Story at a glance:
- The fundamentals of design in architecture differ project to project—there is no one-design-fits-all solution.
- Studio W Architects uses a three-step approach to streamline the design direction of every project.
- Using this approach, Studio W’s office redesign plays up the design principles of scale and form.
In this modern age where access to information is a mouse click away, one can encounter numerous design theories and a variety of fundamentals or principles of design in architecture. The design theories, principles, and fundamentals of design will differ from source-to-source, firm-to-firm, and even between individual designers.
With so many fundamentals of design to choose from—scale, color, form, pattern, hierarchy, texture, order, balance—it is inevitable to ask, “Why are there so many?” and “Which ones should I apply to my project?”
Although there is no simple answer, there is a logical explanation: Designers need a large set of parameters to generate ideas. By expanding one’s choices, the creativity level and potential of a creative mind also expand. It is like giving a child access to a 64-pack instead of an 8-pack of crayons. It increases the design possibilities exponentially, unlocks creativity, and ultimately makes it a more enjoyable process. A design solution is rarely one-size-fits-all, in the same way there is no one “right way” to color a coloring book.
Design fundamentals, much like crayons in that 64-pack, become the basis of design. A good designer can creatively mix, match, and integrate available options. These fundamental design decisions then visually manifest into a tangible solution for the client and, ideally, lead to the expected outcome: a great design.
Below are the basic trio of approaches we use at Studio W Architects that guide our design process with clients and help streamline the direction of design fundamentals:
Defining the problem and identifying what works and what does not work, which allows the designer to pick the appropriate approach to a solution.
Understanding your audience, what they like and dislike, and to what they positively respond. Are they into color? Do they like grandeur and scale? Are they attracted to symmetry? Do they want something stylized or something simple? Do they gravitate towards an efficient or minimalist design?

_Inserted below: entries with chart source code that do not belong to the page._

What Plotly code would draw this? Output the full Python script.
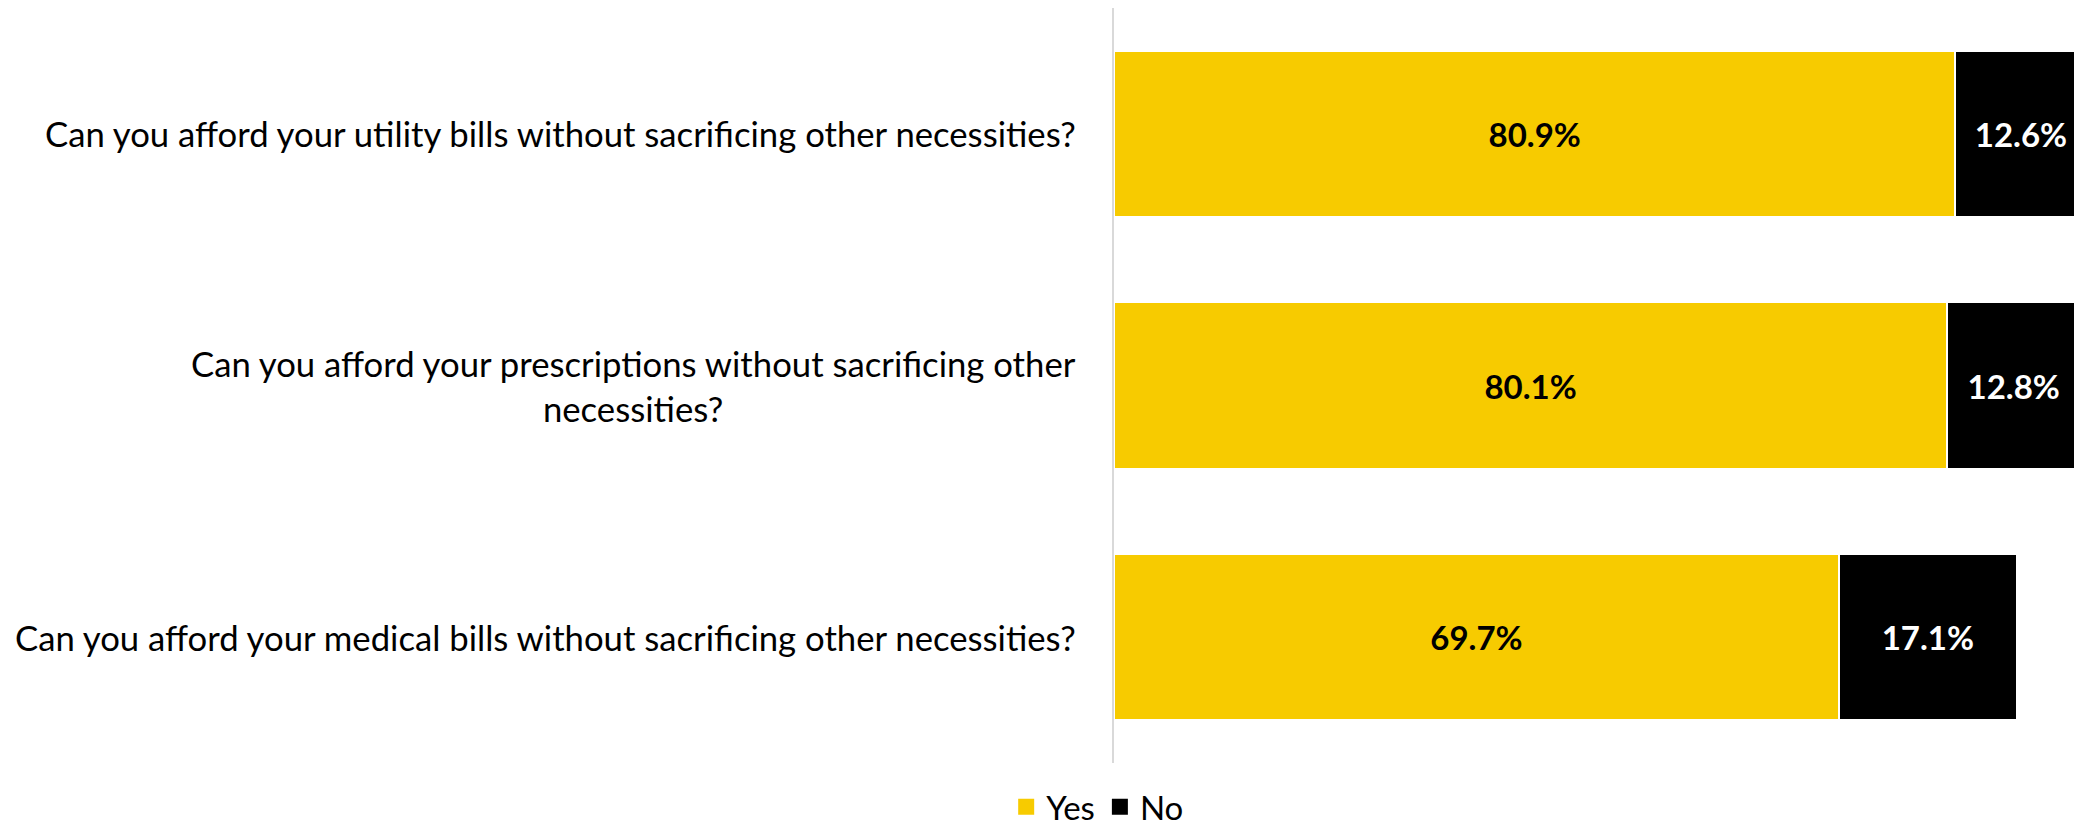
import plotly.graph_objects as go

categories = [
    "Can you afford your utility bills without sacrificing other necessities?",
    "Can you afford your prescriptions without sacrificing other<br>necessities?",
    "Can you afford your medical bills without sacrificing other necessities?",
]
yes_values = [80.9, 80.1, 69.7]
no_values = [12.6, 12.8, 17.1]
series_names = ["Yes", "No"]

YELLOW = "#F7CB00"
FONT = "Lato"
colors = [YELLOW, "black"]
text_colors = ["black", "white"]

fig = go.Figure()
for name, vals, col, tcol in zip(series_names, [yes_values, no_values], colors, text_colors):
    fig.add_trace(go.Bar(
        y=categories, x=vals, name=name, orientation="h", showlegend=False,
        marker=dict(color=col, line=dict(color="white", width=2)),
        text=[f"{v:.1f}%" for v in vals], textposition="inside",
        insidetextanchor="middle",
        textfont=dict(family=FONT, size=33, color=tcol, weight="bold"),
    ))
# legend entries with larger square swatches
for name, col in zip(series_names, colors):
    fig.add_trace(go.Scatter(
        x=[None], y=[None], mode="markers", name=name,
        marker=dict(symbol="square", size=17, color=col),
    ))

for c in categories:
    fig.add_annotation(
        x=-0.0375, xref="paper", y=c, yref="y", text=c, showarrow=False,
        xanchor="right", yanchor="middle", align="center",
        font=dict(family=FONT, size=34.7, color="black"),
    )

fig.update_layout(
    width=2066, height=821,
    margin=dict(l=1106, r=0, t=0, b=66, autoexpand=False),
    barmode="stack", bargap=0.34,
    plot_bgcolor="white", paper_bgcolor="white",
    font=dict(family=FONT, size=33, color="black"),
    uniformtext=dict(mode="show", minsize=10),
    xaxis=dict(range=[0, 92.3], visible=False, showgrid=False, zeroline=False),
    yaxis=dict(categoryorder="array", categoryarray=categories[::-1],
               showticklabels=False, showgrid=False, zeroline=False,
               showline=True, linecolor="#D9D9D9", linewidth=2),
    legend=dict(orientation="h", x=-0.017, xanchor="center", y=-0.058,
                yanchor="middle", font=dict(family=FONT, size=33),
                itemwidth=30, traceorder="normal"),
    showlegend=True,
)

fig.write_html("out.html")
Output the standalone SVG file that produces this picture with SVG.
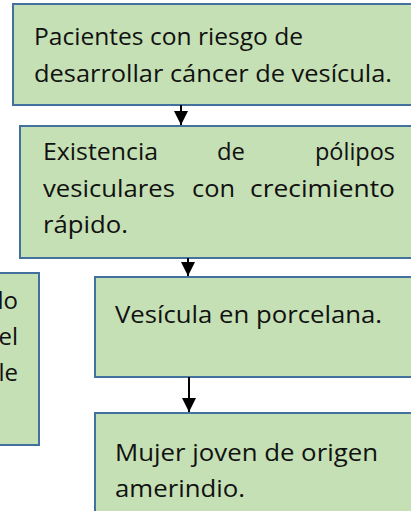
<svg xmlns="http://www.w3.org/2000/svg" width="411" height="511" viewBox="0 0 411 511">
<style>
.box{fill:#C5E0B4;stroke:#41719C;stroke-width:2}
.t{font-family:"Open Sans","Liberation Sans",sans-serif;font-size:24px;fill:#111}
.c{stroke:#000;stroke-width:2;fill:none}
</style>
<defs>
<marker id="ah" markerWidth="7" markerHeight="7" refX="7" refY="3.5" orient="auto" markerUnits="strokeWidth">
<path d="M0,0 L7,3.5 L0,7 Z" fill="#000"/>
</marker>
</defs>
<rect width="411" height="511" fill="#fff"/>
<g id="left">
<rect class="box" x="-10" y="273" width="49" height="172"/>
<text class="t" x="18" y="309" text-anchor="end">lo</text>
<text class="t" x="18" y="345" text-anchor="end">el</text>
<text class="t" x="18" y="381" text-anchor="end">le</text>
</g>
<g id="n1">
<rect class="box" x="13" y="4" width="410" height="101"/>
<text class="t" x="34" y="45" textLength="269" lengthAdjust="spacingAndGlyphs">Pacientes con riesgo de</text>
<text class="t" x="34" y="82" textLength="358" lengthAdjust="spacingAndGlyphs">desarrollar cáncer de vesícula.</text>
</g>
<g id="n2">
<rect class="box" x="20" y="126" width="403" height="132"/>
<text class="t" x="43" y="160" textLength="115" lengthAdjust="spacingAndGlyphs">Existencia</text>
<text class="t" x="217" y="160" textLength="28" lengthAdjust="spacingAndGlyphs">de</text>
<text class="t" x="395" y="160" text-anchor="end" textLength="80" lengthAdjust="spacingAndGlyphs">pólipos</text>
<text class="t" x="43" y="197" textLength="132" lengthAdjust="spacingAndGlyphs">vesiculares</text>
<text class="t" x="192" y="197" textLength="43" lengthAdjust="spacingAndGlyphs">con</text>
<text class="t" x="250" y="197" textLength="145" lengthAdjust="spacingAndGlyphs">crecimiento</text>
<text class="t" x="43" y="233" textLength="85" lengthAdjust="spacingAndGlyphs">rápido.</text>
</g>
<g id="n3">
<rect class="box" x="95" y="277" width="328" height="100"/>
<text class="t" x="115" y="323" textLength="267" lengthAdjust="spacingAndGlyphs">Vesícula en porcelana.</text>
</g>
<g id="n4">
<rect class="box" x="95" y="413" width="328" height="110"/>
<text class="t" x="115" y="461" textLength="263" lengthAdjust="spacingAndGlyphs">Mujer joven de origen</text>
<text class="t" x="115" y="497" textLength="130" lengthAdjust="spacingAndGlyphs">amerindio.</text>
</g>
<g id="connectors">
<line class="c" x1="181" y1="105" x2="181" y2="125" marker-end="url(#ah)"/>
<line class="c" x1="188" y1="258" x2="188" y2="276" marker-end="url(#ah)"/>
<line class="c" x1="189" y1="377" x2="189" y2="412" marker-end="url(#ah)"/>
</g>
</svg>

The need to provide multiple (at least two) design options to the client and explaining each option through the theories that have been applied. Accepting that a design can continuously change throughout the process because there is always an opportunity to improve on a design.
Design fundamentals should not be a hindrance to the profession of architecture. They are guiding principles that are part of the design process. Adopting those principles allows architects and designers to talk eloquently about designs without resorting to platitudes or hollow explanations to clients, nor should design principles be unyielding, as design constantly evolves. Even with a particular design, there will typically be multiple iterations before gaining final approval, and the applied fundamentals should be fluid enough to adapt to these changes.
As an example, we adopted fundamental principles for the design of Studio W Architects’ Sacramento office building at 1930 H Street in midtown Sacramento. Our approach was to work within the context of the neighborhood in terms of scale and form.
To enhance the facade, we played with the hierarchy of elements. The existing building was too flat all around. By increasing the parapet height and having it wrap around, helped define the corner. Likewise, this assisted in defining the entry. Consequently, it also presented an opportunity for signage. The addition of the asymmetric parapet anchored the building on the left side which created a balance with the large tree to the right.